It all started on July 6 in East Cobb, Ga., north of Atlanta. Grosser’s travel team had been eliminated from an event there, so in the early afternoon he started out for Salem to play in the Commonwealth Games, an annual Virginia all-star tournament.
About 10 minutes into the trip, the car in which he was riding, driven by another player’s father, suffered a flat tire. There was no spare.
“We were like, yeah, we’re probably not even going to make the game,” Grosser recalled.
But along came a knight in a gold 2005 Chevy Avalanche. Brian Bailey, whose son Chase Bailey is a Robinson player who had stayed behind in East Cobb for another tournament, passed the breakdown, saw the baseball duffel bags at roadside and recognized the driver.
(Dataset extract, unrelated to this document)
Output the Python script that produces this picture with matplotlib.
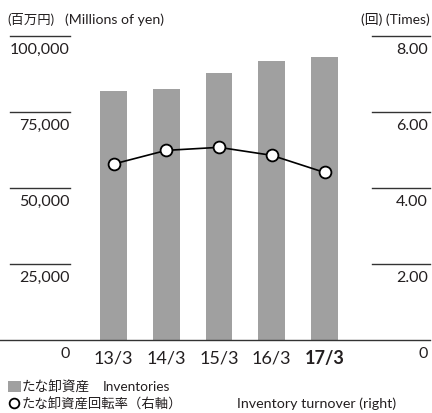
import matplotlib
matplotlib.use("Agg")
import matplotlib.pyplot as plt
from matplotlib.lines import Line2D
import numpy as np

plt.rcParams['font.family'] = ['Lato', 'Noto Sans CJK JP', 'DejaVu Sans']

# data
years = ["13/3", "14/3", "15/3", "16/3", "17/3"]
inventories = [81900, 82600, 87800, 91800, 93100]      # millions of yen
turnover = [4.63, 4.99, 5.07, 4.86, 4.41]              # times (right axis)
left_ticks = [0, 25000, 50000, 75000, 100000]
left_labels = ["0", "25,000", "50,000", "75,000", "100,000"]
right_ticks = [0, 2, 4, 6, 8]
right_labels = ["0", "2.00", "4.00", "6.00", "8.00"]

W, H = 432, 414
fig = plt.figure(figsize=(W/100., H/100.), dpi=100)

y0, y1 = 341, 37
ax = fig.add_axes([0, (H-y0)/H, 1, (y0-y1)/H])
ax.set_axis_off()
step = 52.75
ax.set_xlim(-113.5/step, (W-113.5)/step)
ax.set_ylim(0, 100000)

x = np.arange(len(years))
ax.bar(x, inventories, width=0.51, color="#a0a0a0", zorder=2)

tc = "#231f20"
tr = ax.get_yaxis_transform()
for t, lab in zip(left_ticks, left_labels):
    if t > 0:
        ax.plot([10/W, 70/W], [t, t], color="#333333", lw=1.0, transform=tr, clip_on=False)
    ax.annotate(lab, xy=(70/W, t), xycoords=tr, xytext=(0, -9.3), textcoords="offset points",
                ha="right", va="center", fontsize=11.5, color=tc)
ax.plot([0, 430/W], [0, 0], color="#333333", lw=1.0, transform=tr, clip_on=False, zorder=3)

ax2 = ax.twinx()
ax2.set_axis_off()
ax2.set_ylim(0, 8)
tr2 = ax2.get_yaxis_transform()
for t, lab in zip(right_ticks, right_labels):
    if t > 0:
        ax2.plot([372/W, 430/W], [t, t], color="#333333", lw=1.0, transform=tr2, clip_on=False)
    ax2.annotate(lab, xy=(428/W, t), xycoords=tr2, xytext=(0, -9.3), textcoords="offset points",
                 ha="right", va="center", fontsize=11.5, color=tc)

ax2.plot(x, turnover, color="black", lw=1.2, marker="o", markersize=8.5,
         markerfacecolor="white", markeredgecolor="black", markeredgewidth=1.3, zorder=4)

for i, lab in enumerate(years):
    ax.annotate(lab, xy=(i, 0), xycoords="data", xytext=(0, -12.5), textcoords="offset points",
                ha="center", va="center", fontsize=13, color=tc,
                fontweight="bold" if i == len(years)-1 else "normal")

# header units
fig.text(7/W, 1-20/H, "(百万円)", ha="left", va="center", fontsize=9.6, color=tc)
fig.text(65/W, 1-20/H, "(Millions of yen)", ha="left", va="center", fontsize=10.2, color=tc)
fig.text(430/W, 1-20/H, "(回) (Times)", ha="right", va="center", fontsize=10, color=tc)

# legend
fig.patches.append(plt.Rectangle((8/W, 1-393/H), 13/W, 11/H, transform=fig.transFigure,
                                 facecolor="#a0a0a0", edgecolor="none"))
fig.text(22/W, 1-387/H, "たな卸資産", ha="left", va="center", fontsize=9.8, color=tc)
fig.text(103/W, 1-387/H, "Inventories", ha="left", va="center", fontsize=9.8, color=tc)
fig.add_artist(Line2D([14/W], [1-404/H], transform=fig.transFigure, marker="o", markersize=7,
                      markerfacecolor="white", markeredgecolor="black", markeredgewidth=1.3))
fig.text(22/W, 1-404/H, "たな卸資産回転率（右軸）", ha="left", va="center", fontsize=9.6, color=tc)
fig.text(237/W, 1-404/H, "Inventory turnover (right)", ha="left", va="center", fontsize=10.3, color=tc)

fig.savefig("out.png", dpi=100)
He picked up Grosser and Oakton’s Mitch Carroll, another stranded Commonwealth Games player, and headed north.
Grosser arrived in the middle innings. Five minutes after being issued a jersey and cap, he was warming up at the directive of Potomac Coach Mike Covington.
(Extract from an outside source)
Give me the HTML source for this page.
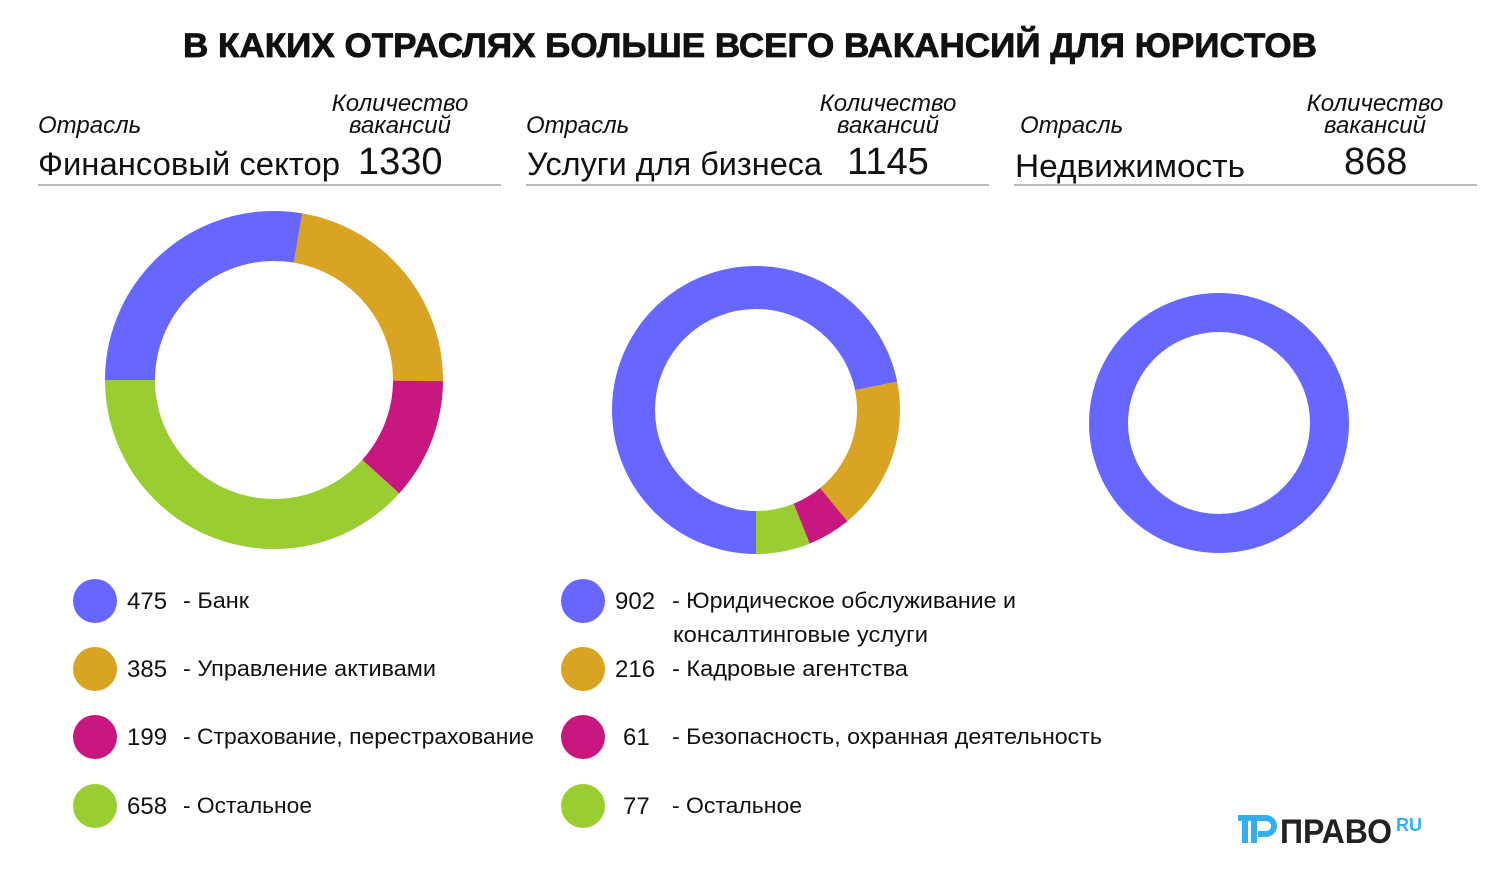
<!DOCTYPE html>
<html><head><meta charset="utf-8"><style>
body{margin:0;background:#fff;}
svg text{font-family:"Liberation Sans",sans-serif;fill:#111;}
</style></head><body>
<svg width="1500" height="875" viewBox="0 0 1500 875" xmlns="http://www.w3.org/2000/svg">
<text x="750" y="57" text-anchor="middle" font-size="34" font-weight="bold" textLength="1134" lengthAdjust="spacingAndGlyphs" stroke="#111" stroke-width="0.8">В КАКИХ ОТРАСЛЯХ БОЛЬШЕ ВСЕГО ВАКАНСИЙ ДЛЯ ЮРИСТОВ</text>

<g font-style="italic" font-size="24" fill="#222">
<text x="38" y="133">Отрасль</text>
<text x="400" y="111" text-anchor="middle">Количество</text>
<text x="400" y="133" text-anchor="middle">вакансий</text>
<text x="526" y="133">Отрасль</text>
<text x="888" y="111" text-anchor="middle">Количество</text>
<text x="888" y="133" text-anchor="middle">вакансий</text>
<text x="1020" y="133">Отрасль</text>
<text x="1375" y="111" text-anchor="middle">Количество</text>
<text x="1375" y="133" text-anchor="middle">вакансий</text>
</g>
<g font-size="32">
<text x="38" y="175" textLength="302" lengthAdjust="spacingAndGlyphs">Финансовый сектор</text>
<text x="358" y="174" font-size="38">1330</text>
<text x="527" y="175" textLength="295" lengthAdjust="spacingAndGlyphs">Услуги для бизнеса</text>
<text x="847" y="174" font-size="38">1145</text>
<text x="1015" y="177" textLength="230" lengthAdjust="spacingAndGlyphs">Недвижимость</text>
<text x="1344" y="174" font-size="38">868</text>
</g>
<g stroke="#bbb" stroke-width="2">
<line x1="38" y1="185" x2="501" y2="185"/>
<line x1="526" y1="185" x2="989" y2="185"/>
<line x1="1014" y1="185" x2="1477" y2="185"/>
</g>

<g transform="translate(274,380) rotate(180)" fill="none" stroke-width="50">
<circle r="144" stroke="#6767FF" stroke-dasharray="250.3 1000" stroke-dashoffset="0"/>
<circle r="144" stroke="#D9A423" stroke-dasharray="202.9 1000" stroke-dashoffset="-250.3"/>
<circle r="144" stroke="#C8177F" stroke-dasharray="104.9 1000" stroke-dashoffset="-453.2"/>
<circle r="144" stroke="#9ACD32" stroke-dasharray="346.7 1000" stroke-dashoffset="-558.1"/>
</g>
<g transform="translate(756,410) rotate(90)" fill="none" stroke-width="43">
<circle r="122.5" stroke="#6767FF" stroke-dasharray="552.8 1000" stroke-dashoffset="0"/>
<circle r="122.5" stroke="#D9A423" stroke-dasharray="132.4 1000" stroke-dashoffset="-552.8"/>
<circle r="122.5" stroke="#C8177F" stroke-dasharray="37.4 1000" stroke-dashoffset="-685.2"/>
<circle r="122.5" stroke="#9ACD32" stroke-dasharray="47.2 1000" stroke-dashoffset="-722.6"/>
</g>
<circle cx="1219" cy="423" r="110.5" fill="none" stroke="#6767FF" stroke-width="39"/>

<g>
<circle cx="95" cy="601" r="22" fill="#6767FF"/>
<circle cx="95" cy="669" r="22" fill="#D9A423"/>
<circle cx="95" cy="737" r="22" fill="#C8177F"/>
<circle cx="95" cy="806" r="22" fill="#9ACD32"/>
<circle cx="583" cy="601" r="22" fill="#6767FF"/>
<circle cx="583" cy="669" r="22" fill="#D9A423"/>
<circle cx="583" cy="737" r="22" fill="#C8177F"/>
<circle cx="583" cy="806" r="22" fill="#9ACD32"/>
</g>
<g font-size="24">
<text x="127" y="609">475</text><text x="183" y="608" font-size="22" textLength="66" lengthAdjust="spacingAndGlyphs">- Банк</text>
<text x="127" y="677">385</text><text x="183" y="676" font-size="22" textLength="253" lengthAdjust="spacingAndGlyphs">- Управление активами</text>
<text x="127" y="745">199</text><text x="183" y="744" font-size="22" textLength="351" lengthAdjust="spacingAndGlyphs">- Страхование, перестрахование</text>
<text x="127" y="814">658</text><text x="183" y="813" font-size="22" textLength="129" lengthAdjust="spacingAndGlyphs">- Остальное</text>
<text x="615" y="609">902</text><text x="672" y="608" font-size="22" textLength="344" lengthAdjust="spacingAndGlyphs">- Юридическое обслуживание и</text>
<text x="673" y="642" font-size="22" textLength="255" lengthAdjust="spacingAndGlyphs">консалтинговые услуги</text>
<text x="615" y="677">216</text><text x="672" y="676" font-size="22" textLength="236" lengthAdjust="spacingAndGlyphs">- Кадровые агентства</text>
<text x="623" y="745">61</text><text x="672" y="744" font-size="22" textLength="430" lengthAdjust="spacingAndGlyphs">- Безопасность, охранная деятельность</text>
<text x="623" y="814">77</text><text x="672" y="813" font-size="22" textLength="130" lengthAdjust="spacingAndGlyphs">- Остальное</text>
</g>

<g>
<path d="M1238 815 h28 a11 11 0 0 1 0 22 h-8 v-6 h8 a5 5 0 0 0 0 -10 h-28 z" fill="#35AEEF"/>
<rect x="1242" y="821" width="6" height="22" fill="#35AEEF"/>
<rect x="1251" y="821" width="6" height="22" fill="#35AEEF"/>
<text x="1280" y="843" font-size="34" font-weight="bold" textLength="112" lengthAdjust="spacingAndGlyphs" style="fill:#222">ПРАВО</text>
<text x="1396" y="831" font-size="18" font-weight="bold" style="fill:#35AEEF">RU</text>
</g>
</svg>
</body></html>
Grosser, a wiry 6 feet 4 inches and 195 pounds, entered the 1-1 game in the sixth for the North team, hurled six sparkling innings and tickled as high as 94 mph on one scout’s radar gun and 95 mph on another. His slider was breaking in units of feet. Murmurs rippled through the stadium.
“I kind of felt the buzz, definitely,” Grosser said.
Scouts thrust questionnaires toward him as he exited the stadium, routine paperwork that Grosser did not even know existed. Now he has a Boston-based sports attorney advising him, and some evaluators say that Grosser could be selected in the top five rounds in the Major League Baseball first-year player draft, set for June 6-8.
“One scout said to me, ‘Jesus, I could get fired over this,’ ” Covington said. “ ‘This guy is right here in my back yard and I haven’t even heard of him.’ ”
There were many reasons for that. For one, Grosser plays on a high school team whose best seasons in the past dozen years have been a game over .500. He quarterbacks the Titans’ football team, so when he would pitch during the fall, he was not particularly sharp. He had not thrown all that well early last spring while he was recovering from knee surgery; he was named a second-team all-Patriot District third baseman and not honored as a pitcher. And because he already had committed to George Mason, his summer league coaches were more interested in showcasing pitchers still looking for college deals, said Grosser’s father, Saul.